● Required work
Set down all of the data that follows word for word, without the images.

● Information supplied
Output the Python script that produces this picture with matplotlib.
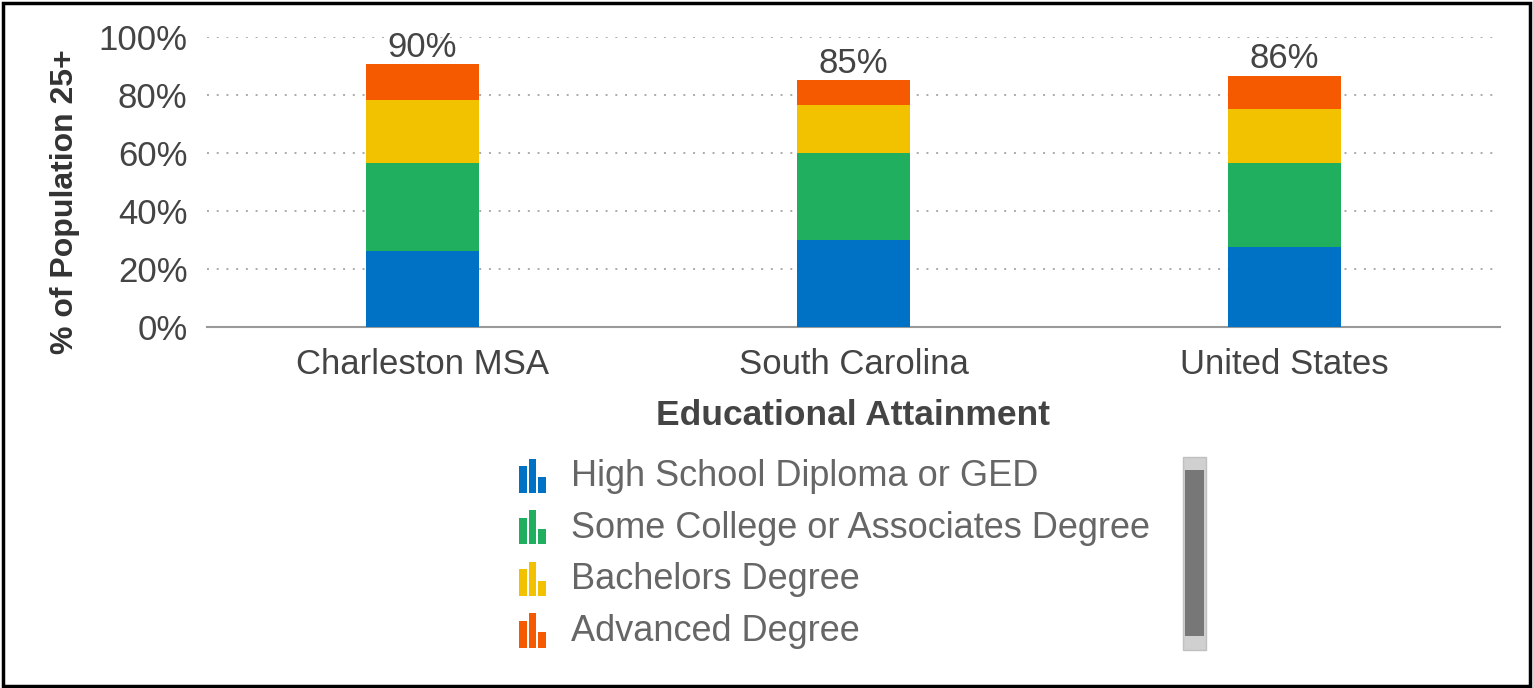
import matplotlib.pyplot as plt
from matplotlib.legend_handler import HandlerBase
from matplotlib.patches import Rectangle
import numpy as np

plt.rcParams['font.family'] = ['Liberation Sans', 'DejaVu Sans']

regions = ['Charleston MSA', 'South Carolina', 'United States']
series = ['High School Diploma or GED', 'Some College or Associates Degree',
          'Bachelors Degree', 'Advanced Degree']
high_school = [26.2, 29.9, 27.6]
some_college = [30.4, 29.9, 29.0]
bachelors = [21.6, 16.6, 18.4]
advanced = [12.3, 8.7, 11.6]
total_labels = ['90%', '85%', '86%']
colors = ['#0072c6', '#1faf5e', '#f2c200', '#f55a00']


class BarIconHandler(HandlerBase):
    # little three-bar icon like the web chart legend
    def create_artists(self, legend, orig_handle, xdescent, ydescent,
                       width, height, fontsize, trans):
        c = orig_handle.get_facecolor()
        bw = width / 3.3
        gap = bw * 0.2
        hs = [0.78, 1.0, 0.45]
        arts = []
        for i, h in enumerate(hs):
            r = Rectangle((-xdescent + i * (bw + gap), -ydescent - height * 0.27),
                          bw, height * 1.35 * h, facecolor=c, edgecolor='none',
                          transform=trans)
            arts.append(r)
        return arts


fig = plt.figure(figsize=(15.33, 6.88), dpi=100)
ax = fig.add_axes([0.135, 0.525, 0.8435, 0.4215])

x = np.arange(len(regions))
bottom = np.zeros(len(regions))
handles = []
for vals, name, col in zip([high_school, some_college, bachelors, advanced], series, colors):
    b = ax.bar(x, vals, 0.262, bottom=bottom, color=col, label=name, zorder=3)
    handles.append(b[0])
    bottom += np.array(vals)

for xi, top, lab in zip(x, bottom, total_labels):
    ax.text(xi, top + 0.1, lab, ha='center', va='bottom', fontsize=25, color='#444444')

ax.set_xlim(-0.5, 2.5)
ax.set_ylim(0, 100)
ax.set_yticks(range(0, 101, 20))
ax.set_yticklabels([f'{v}%' for v in range(0, 101, 20)])
ax.set_xticks(x)
ax.set_xticklabels(regions)
ax.tick_params(axis='both', length=0, labelsize=25, labelcolor='#444444')
ax.tick_params(axis='x', pad=15)
ax.tick_params(axis='y', pad=14)
ax.yaxis.grid(True, linestyle=(0, (1, 4)), color='#aaaaaa', linewidth=1.4, zorder=0)
for s in ['top', 'right', 'left']:
    ax.spines[s].set_visible(False)
ax.spines['bottom'].set_color('#999999')
ax.spines['bottom'].set_linewidth(1.5)

ax.set_xlabel('Educational Attainment', fontsize=25.5, fontweight='bold', color='#444444', labelpad=13)
ax.set_ylabel('% of Population 25+', fontsize=23, fontweight='bold', color='#333333')
ax.yaxis.set_label_coords(-0.098, 0.431)

leg = fig.legend(handles, series, loc='upper left', bbox_to_anchor=(0.3386, 0.333),
                 frameon=False, fontsize=26, labelcolor='#666666',
                 handler_map={Rectangle: BarIconHandler()},
                 handlelength=0.72, handletextpad=0.72, labelspacing=0.46,
                 borderpad=0, borderaxespad=0)

# scrollbar on the right of the legend
fig.patches.append(Rectangle((1183 / 1533, 1 - 650 / 688), 23 / 1533, 193 / 688,
                             transform=fig.transFigure, facecolor='#d0d0d0',
                             edgecolor='#c0c0c0'))
fig.patches.append(Rectangle((1185 / 1533, 1 - 636 / 688), 19 / 1533, 166 / 688,
                             transform=fig.transFigure, facecolor='#777777',
                             edgecolor='none'))

# outer frame
fig.patches.append(Rectangle((3 / 1533, 2 / 688), 1527 / 1533, 683 / 688,
                             transform=fig.transFigure, facecolor='none',
                             edgecolor='black', linewidth=2.5))

fig.savefig('out.png', dpi=100)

● Finished exercise
Output the Python script that produces this picture with matplotlib.
import matplotlib.pyplot as plt
from matplotlib.legend_handler import HandlerBase
from matplotlib.patches import Rectangle
import numpy as np

plt.rcParams['font.family'] = ['Liberation Sans', 'DejaVu Sans']

regions = ['Charleston MSA', 'South Carolina', 'United States']
series = ['High School Diploma or GED', 'Some College or Associates Degree',
          'Bachelors Degree', 'Advanced Degree']
high_school = [26.2, 29.9, 27.6]
some_college = [30.4, 29.9, 29.0]
bachelors = [21.6, 16.6, 18.4]
advanced = [12.3, 8.7, 11.6]
total_labels = ['90%', '85%', '86%']
colors = ['#0072c6', '#1faf5e', '#f2c200', '#f55a00']


class BarIconHandler(HandlerBase):
    # little three-bar icon like the web chart legend
    def create_artists(self, legend, orig_handle, xdescent, ydescent,
                       width, height, fontsize, trans):
        c = orig_handle.get_facecolor()
        bw = width / 3.3
        gap = bw * 0.2
        hs = [0.78, 1.0, 0.45]
        arts = []
        for i, h in enumerate(hs):
            r = Rectangle((-xdescent + i * (bw + gap), -ydescent - height * 0.27),
                          bw, height * 1.35 * h, facecolor=c, edgecolor='none',
                          transform=trans)
            arts.append(r)
        return arts


fig = plt.figure(figsize=(15.33, 6.88), dpi=100)
ax = fig.add_axes([0.135, 0.525, 0.8435, 0.4215])

x = np.arange(len(regions))
bottom = np.zeros(len(regions))
handles = []
for vals, name, col in zip([high_school, some_college, bachelors, advanced], series, colors):
    b = ax.bar(x, vals, 0.262, bottom=bottom, color=col, label=name, zorder=3)
    handles.append(b[0])
    bottom += np.array(vals)

for xi, top, lab in zip(x, bottom, total_labels):
    ax.text(xi, top + 0.1, lab, ha='center', va='bottom', fontsize=25, color='#444444')

ax.set_xlim(-0.5, 2.5)
ax.set_ylim(0, 100)
ax.set_yticks(range(0, 101, 20))
ax.set_yticklabels([f'{v}%' for v in range(0, 101, 20)])
ax.set_xticks(x)
ax.set_xticklabels(regions)
ax.tick_params(axis='both', length=0, labelsize=25, labelcolor='#444444')
ax.tick_params(axis='x', pad=15)
ax.tick_params(axis='y', pad=14)
ax.yaxis.grid(True, linestyle=(0, (1, 4)), color='#aaaaaa', linewidth=1.4, zorder=0)
for s in ['top', 'right', 'left']:
    ax.spines[s].set_visible(False)
ax.spines['bottom'].set_color('#999999')
ax.spines['bottom'].set_linewidth(1.5)

ax.set_xlabel('Educational Attainment', fontsize=25.5, fontweight='bold', color='#444444', labelpad=13)
ax.set_ylabel('% of Population 25+', fontsize=23, fontweight='bold', color='#333333')
ax.yaxis.set_label_coords(-0.098, 0.431)

leg = fig.legend(handles, series, loc='upper left', bbox_to_anchor=(0.3386, 0.333),
                 frameon=False, fontsize=26, labelcolor='#666666',
                 handler_map={Rectangle: BarIconHandler()},
                 handlelength=0.72, handletextpad=0.72, labelspacing=0.46,
                 borderpad=0, borderaxespad=0)

# scrollbar on the right of the legend
fig.patches.append(Rectangle((1183 / 1533, 1 - 650 / 688), 23 / 1533, 193 / 688,
                             transform=fig.transFigure, facecolor='#d0d0d0',
                             edgecolor='#c0c0c0'))
fig.patches.append(Rectangle((1185 / 1533, 1 - 636 / 688), 19 / 1533, 166 / 688,
                             transform=fig.transFigure, facecolor='#777777',
                             edgecolor='none'))

# outer frame
fig.patches.append(Rectangle((3 / 1533, 2 / 688), 1527 / 1533, 683 / 688,
                             transform=fig.transFigure, facecolor='none',
                             edgecolor='black', linewidth=2.5))

fig.savefig('out.png', dpi=100)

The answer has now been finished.